Do you know anyone who does not love the work of Caravaggio, born on this date in 1573? Today, we stand before his works dumbfounded by their intensity and psychological insight, probing with our eyes to unlock their secrets like St. Thomas probing the wound in Christ’s side above in Caravaggio’s The Incredulity of St. Thomas (above, from 1601-1602). How is it possible that Caravaggio’s work, so influential during his lifetime, fell into obscurity after his death until the early twentieth century? Hard to believe, but true. Even David Hockney’s accusations of Caravaggio “cheating” with a camera obscura can’t break the spell, at least for me, of his paintings’ power.
Caravaggio calls to us from the shadows of history, much like Christ calling St. Matthew to follow him in Caravaggio’s The Calling of St. Matthew (above, 1599-1600). The details of Caravaggio’s life remain murky, thanks to his unorthodox lifestyle, frequent travels, and lack of letters or journals. Because of this documentary void, scholars have to rely on the masterpieces he left in his wake and, unfortunately, his frequent run-ins with the law. Simon Schama’s The Power of Art portrayed Caravaggio as a swashbuckling madman, letting his sword do the talking for the most part. In his silence, Caravaggio seems even more timeless, able to slip noiselessly from his generation to ours as easily as the characters in The Calling of St. Matthew slip anachronistically into late 17th century Italian clothing.

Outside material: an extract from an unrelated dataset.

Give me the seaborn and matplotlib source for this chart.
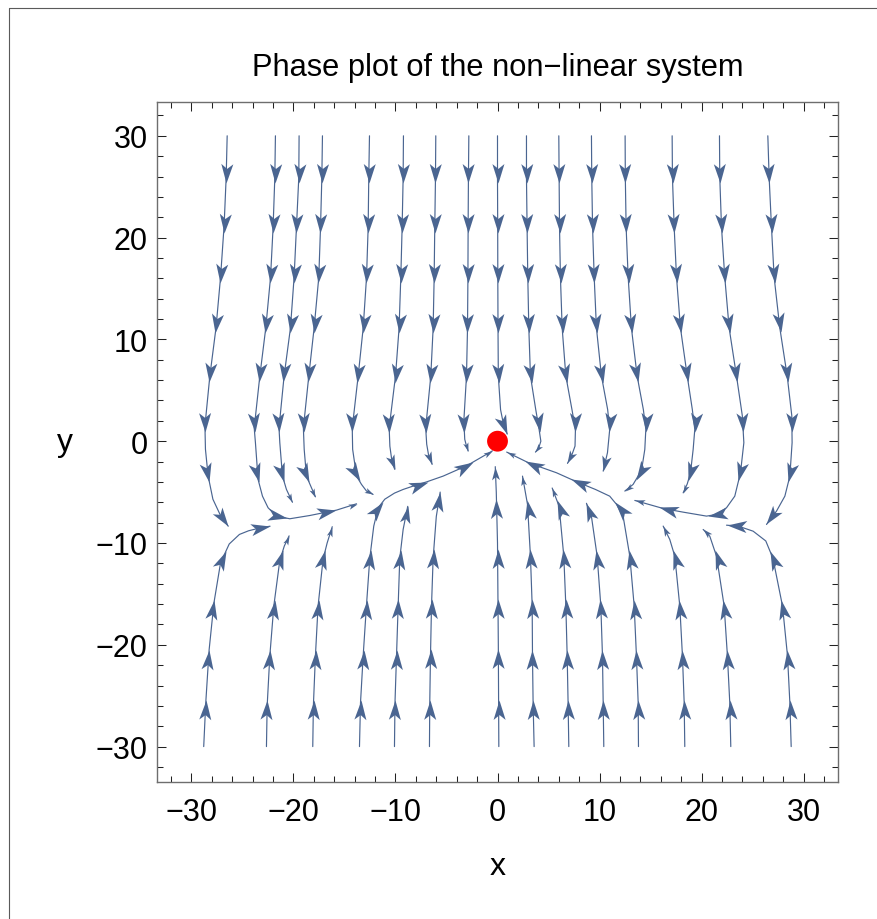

Even if Caravaggio “cheated” with painting aids (and I think that’s a huge “if”), there’s no way he could have “cheated” in creating such psychologically astute characters. Figures such as those in The Sacrifice of Isaac (above, from 1601-1602) live and breathe and give life to the old Bible stories—greater sermons than most clerics could possibly present. What an eye Caravaggio must have had to walk to the streets and find the grizzled old men and beautiful yet hardened prostitutes that would become saints and madonnas. When Caravaggio painted the Virgin Mary in his The Death of the Virgin using sketches he had made of a notorious prostitute moldering in the town morgue, he created the understandable stir, but the people couldn’t argue with the results.
One of the highlights of the Vatican Museum’s galleries for me was seeing Caravaggio’s The Entombment of Christ (above, from 1602-1603). Surrounded by contemporary works by the Caravaggisti, those painters from all over Europe who saw and almost instantly imitated Caravaggio’s style, The Entombment stands above all the rest. Not until critics such as Roberto Longhi and Bernard Berenson rediscovered Caravaggio in the early twentieth century did he reclaim his rightful place in the art pantheon. Caravaggio’s work is so intertwined with Catholicism in my mind that I find it hard to believe that he was ever out of fashion. Michelangelo captures the soaring beauty of Catholicism for me, the muscular nudes pointing to the zenith of humanity as a reflection of God’s own image. Caravaggio, on the other hand, remains on the ground, toiling with the sinners and the soiled saints in the shadows, rising up into the light bit by bit, reminding us that for every soaring moment of Michelangeloesque grandeur in Christianity, there are countless moments of earthly pain and struggle as hard and real and, ultimately, as conquerable as the tomb's lid in The Entombment.